Nesse contexto, convém reafirmar: autor é a pessoa física criadora de obra literária, artística ou científica, a quem compete o direito exclusivo, constitucionalmente garantido de utilizar, fruir e dispor de suas criações. Sistemas de Inteligência Artificial não são autores e a utilização de obras ou fonogramas protegidos em seu processo de treinamento sem a autorização prévia e expressa dos titulares é uma violação de direitos autorais e conexos.
A música é uma expressão da cultura e criatividade humanas, fruto do talento de compositores, intérpretes e músicos, cuja proteção é primordial. A forma como o desenvolvimento de ferramentas de Inteligência Artificial vem sendo realizado ameaça uma conquista civilizatória, que é a proteção e valorização dos titulares de direitos autorais e de sua justa remuneração.

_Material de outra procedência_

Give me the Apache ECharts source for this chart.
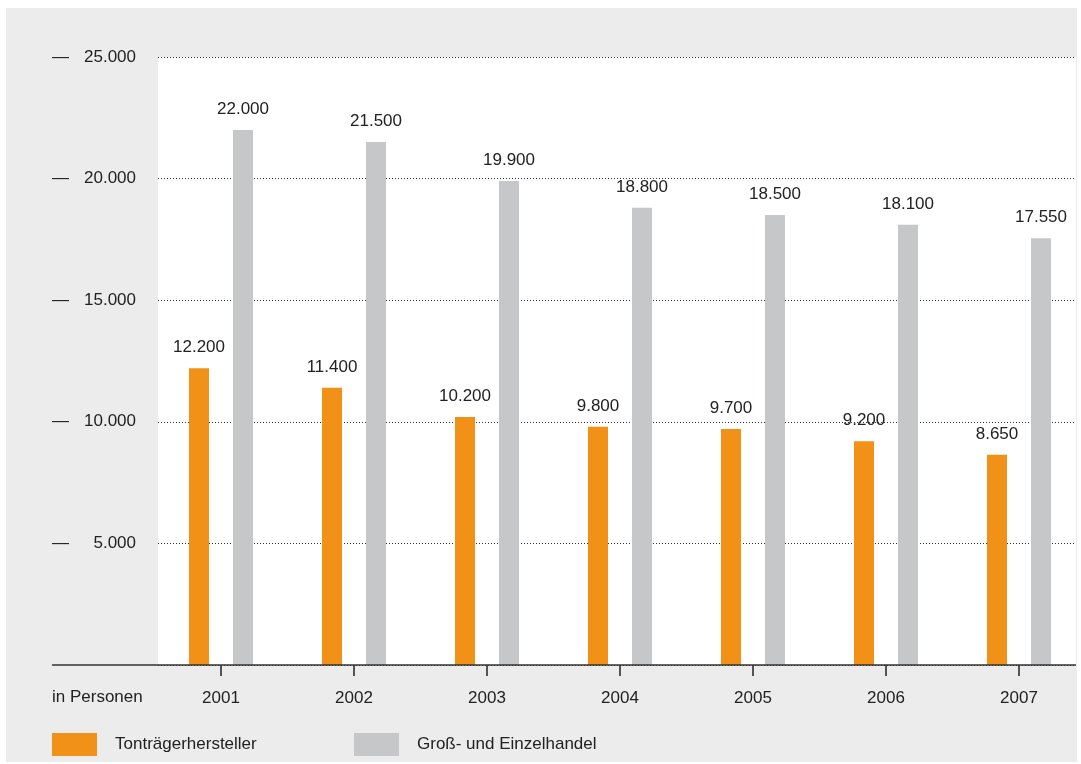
<!DOCTYPE html>
<html>
<head>
<meta charset="utf-8">
<script src="https://cdn.jsdelivr.net/npm/echarts@6/dist/echarts.min.js"></script>
<style>
  html, body { margin: 0; background: #fff; overflow: hidden; }
  #panel { position: absolute; left: 6px; top: 8px; width: 1071px; height: 754px; background: #ececec; }
  #chart { position: absolute; left: 0; top: 0; width: 1092px; height: 764px; }
</style>
</head>
<body>
<div id="panel"></div>
<div id="chart"></div>
<script>
// Daten
const jahre = ['2001', '2002', '2003', '2004', '2005', '2006', '2007'];
const tontraeger = [12200, 11400, 10200, 9800, 9700, 9200, 8650];
const handel = [22000, 21500, 19900, 18800, 18500, 18100, 17550];
const yTicks = [0, 5000, 10000, 15000, 20000, 25000];

const font = 'Liberation Sans';
const txt = '#222';

// 25000 -> "25.000"
function fmt(v) {
    return String(v).replace(/\B(?=(\d{3})+(?!\d))/g, '.');
}

const legendBase = {
    top: 733, padding: 0,
    itemWidth: 45, itemHeight: 23,
    icon: 'rect',
    selectedMode: false,
    textStyle: { fontSize: 17, color: txt, fontFamily: font, padding: [0, 0, 0, 13] }
};

const chart = echarts.init(document.getElementById('chart'));
const option = {
    animation: false,
    textStyle: { fontFamily: font },
    grid: [
        // Balken (div ist etwas breiter als das Bild, damit die Kategorien passen)
        { left: 154.5, right: 6.5, top: 57, bottom: 99, containLabel: false },
        // weisse Flaeche + Gitterlinien
        { left: 158, right: 16, top: 57, bottom: 99, containLabel: false,
          show: true, backgroundColor: '#fff', borderWidth: 0 }
    ],
    xAxis: [
        {
            gridIndex: 0, type: 'category', data: jahre,
            axisLine: { show: false },
            axisTick: { show: true, alignWithLabel: true, length: 11, lineStyle: { color: txt, width: 1.5 } },
            axisLabel: { fontSize: 17, color: txt, margin: 25, fontFamily: font }
        },
        { gridIndex: 1, type: 'value', min: 0, max: 1, show: false }
    ],
    yAxis: [
        { gridIndex: 0, type: 'value', min: yTicks[0], max: yTicks[yTicks.length - 1], interval: 5000, show: false },
        {
            gridIndex: 1, type: 'value', min: yTicks[0], max: yTicks[yTicks.length - 1], interval: 5000,
            axisLine: { show: false },
            axisTick: { show: false },
            splitLine: { show: true, lineStyle: { type: [1, 2], color: '#333', width: 1 } },
            axisLabel: {
                showMinLabel: false, margin: 22,
                formatter: function (v) { return '{d|—}{v|' + fmt(v) + '}'; },
                rich: {
                    d: { width: 31, align: 'left', fontSize: 17, color: txt, fontFamily: font },
                    v: { width: 53, align: 'right', fontSize: 17, color: txt, fontFamily: font }
                }
            }
        }
    ],
    legend: [
        Object.assign({ left: 52, data: ['Tonträgerhersteller'] }, legendBase),
        Object.assign({ left: 354, data: ['Groß- und Einzelhandel'] }, legendBase)
    ],
    series: [
        {
            name: 'Tonträgerhersteller', type: 'bar', data: tontraeger,
            xAxisIndex: 0, yAxisIndex: 0,
            barWidth: 20, barGap: '120%',
            itemStyle: { color: '#f29117' },
            label: { show: true, position: 'top', distance: 12, fontSize: 17, color: txt, fontFamily: font,
                     formatter: p => fmt(p.value) }
        },
        {
            name: 'Groß- und Einzelhandel', type: 'bar', data: handel,
            xAxisIndex: 0, yAxisIndex: 0,
            barWidth: 20, barGap: '120%',
            itemStyle: { color: '#c6c7c9' },
            label: { show: true, position: 'top', distance: 12, fontSize: 17, color: txt, fontFamily: font,
                     formatter: p => fmt(p.value) }
        }
    ],
    graphic: [
        { type: 'line', z: 10, shape: { x1: 52, y1: 665, x2: 1076, y2: 665 },
          style: { stroke: '#333', lineWidth: 1.5 } },
        { type: 'text', left: 52, top: 689,
          style: { text: 'in Personen', fontSize: 17, fill: txt, fontFamily: font } }
    ]
};
chart.setOption(option);
</script>
</body>
</html>
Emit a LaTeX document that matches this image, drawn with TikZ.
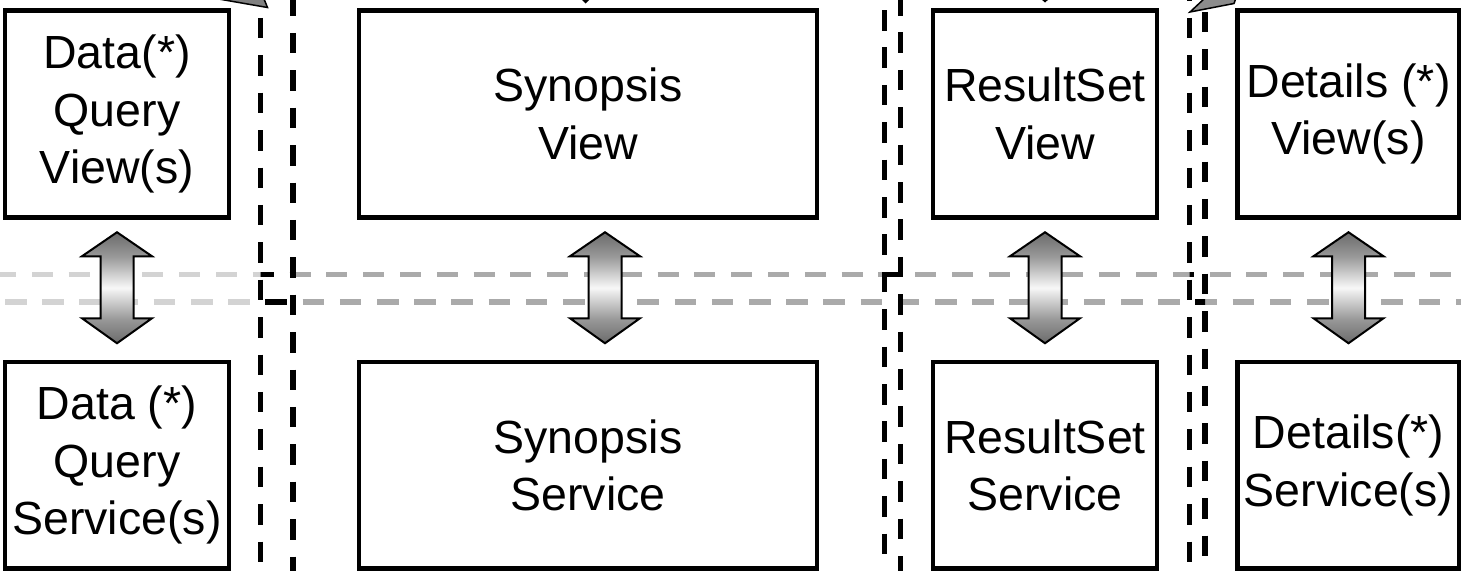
\documentclass[tikz,border=0pt]{standalone}
\usepackage{fontspec}
\setmainfont{Liberation Sans}
\usetikzlibrary{calc}

% vertical fill of the double arrows: dark heads, light middle of the shaft
\pgfdeclareverticalshading{arrowshade}{100bp}{%
  color(0bp)=(black!58); color(25bp)=(black!58); color(36bp)=(black!40);
  color(50bp)=(black!3); color(64bp)=(black!40); color(75bp)=(black!58);
  color(100bp)=(black!58)}

\definecolor{tierlight}{HTML}{D3D3D3}
\definecolor{tierdark}{HTML}{AAAAAA}

\tikzset{
  box/.style={draw=black, line width=4.8pt, rectangle, align=center,
    inner sep=0pt, font=\fontsize{46.5}{57.5}\selectfont},
  viewbox/.style={box, minimum height=207pt},
  servbox/.style={box, minimum height=206.5pt},
  lane/.style={line width=5.5pt, dash pattern=on 20.5pt off 16.9pt},
  tierA/.style={line width=5.5pt, dash pattern=on 21pt off 15.8pt},
  tierB/.style={line width=5.5pt, dash pattern=on 21.5pt off 15.7pt},
  dblarrow/.pic={
    \shadedraw[shading=arrowshade, draw=black, line width=2pt]
      (0,-55.5) -- (35,-31.5) -- (16.5,-31.5) -- (16.5,30.5) -- (35,30.5)
      -- (0,55.5) -- (-35,30.5) -- (-16.5,30.5) -- (-16.5,-31.5)
      -- (-35,-31.5) -- cycle;
  }
}

\begin{document}
\begin{tikzpicture}[x=1pt, y=-1pt]
\useasboundingbox (0,0) rectangle (1461,570);
\clip (0,0) rectangle (1461,570);

% tier boundaries (horizontal), dark gray everywhere by default
\draw[tierA, tierdark] (-4.8,274.5) -- (1470,274.5);
\draw[tierB, tierdark] (-32.2,302) -- (1470,302);
% light gray left of the first lane pair
\begin{scope}
  \clip (-10,250) rectangle (260.5,330);
  \draw[tierA, tierlight] (-4.8,274.5) -- (1470,274.5);
  \draw[tierB, tierlight] (-32.2,302) -- (1470,302);
\end{scope}
% black inside each lane pair
\begin{scope}
  \clip (260.5,250) rectangle (293,330)
        (884.5,250) rectangle (900.5,330)
        (1189.5,250) rectangle (1205,330);
  \draw[tierA, black] (-4.8,274.5) -- (1470,274.5);
  \draw[tierB, black] (-32.2,302) -- (1470,302);
\end{scope}

% lane separators (vertical pairs)
\draw[lane] (260.5,-19.5) -- (260.5,590);
\draw[lane] (293,-4.5) -- (293,590);
\draw[lane] (884.5,10) -- (884.5,590);
\draw[lane] (900.5,-5) -- (900.5,590);
\draw[lane] (1189.5,-19.5) -- (1189.5,590);
\draw[lane] (1205,-25.5) -- (1205,590);

% arrow ends entering from above
\filldraw[fill=black!50, draw=black, line width=1.5pt]
  (190,-6) -- (267.5,7.5) -- (262,-6) -- cycle;
\filldraw[fill=black!45, draw=black, line width=1.5pt]
  (1190,12) -- (1205,-2) -- (1236,-2) -- (1234,3.5) -- cycle;
\fill (581,-1) -- (590,-1) -- (585.5,3.5) -- cycle;
\fill (1041,-1) -- (1049,-1) -- (1045,2.5) -- cycle;

% views
\node[viewbox, minimum width=224pt] (dqv) at (117,114) {Data(*)\\Query\\View(s)};
\node[viewbox, minimum width=458pt] (sv) at (588,114) {Synopsis\\View};
\node[viewbox, minimum width=224pt] (rv) at (1045,114) {ResultSet\\View};
\node[viewbox, minimum width=222pt] (dv) at (1348.5,114) {Details (*)\\View(s)};

% services
\node[servbox, minimum width=224pt] (dqs) at (117,465.25) {Data (*)\\Query\\Service(s)};
\node[servbox, minimum width=458pt] (ss) at (588,465.25) {Synopsis\\Service};
\node[servbox, minimum width=224pt] (rs) at (1045,465.25) {ResultSet\\Service};
\node[servbox, minimum width=222pt] (ds) at (1348.5,465.25) {Details(*)\\Service(s)};

% view <-> service links
\pic at ($(dqv.south)!0.5!(dqs.north)+(0,-2)$) {dblarrow};
\pic at ($(sv.south)!0.5!(ss.north)+(17,-2)$) {dblarrow};
\pic at ($(rv.south)!0.5!(rs.north)+(0,-2)$) {dblarrow};
\pic at ($(dv.south)!0.5!(ds.north)+(0,-2)$) {dblarrow};
\end{tikzpicture}
\end{document}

Portanto, é essencial que sejam exigidas medidas de transparência por parte dos desenvolvedores de sistemas de Inteligência Artificial, que permitam ao Poder Público fiscalizar e coibir o uso não autorizado de obras protegidas, bem como promover a devida responsabilização pelas violações de direitos autorais já cometidas. Em um momento em que são discutidas iniciativas de regulação da Inteligência Artificial, é essencial que o sistema de proteção da Lei de Direitos Autorais seja preservado e que a proteção à criatividade humana norteie tais discussões.
Reiteramos que qualquer utilização de obras protegidas deve ter o consentimento prévio e expresso dos respectivos titulares, bem como a justa remuneração pela exploração dos seus direitos. Seguiremos sempre vigilantes e atuando em defesa da música e dos artistas, buscando proteger o que temos de mais valioso: nossa cultura”.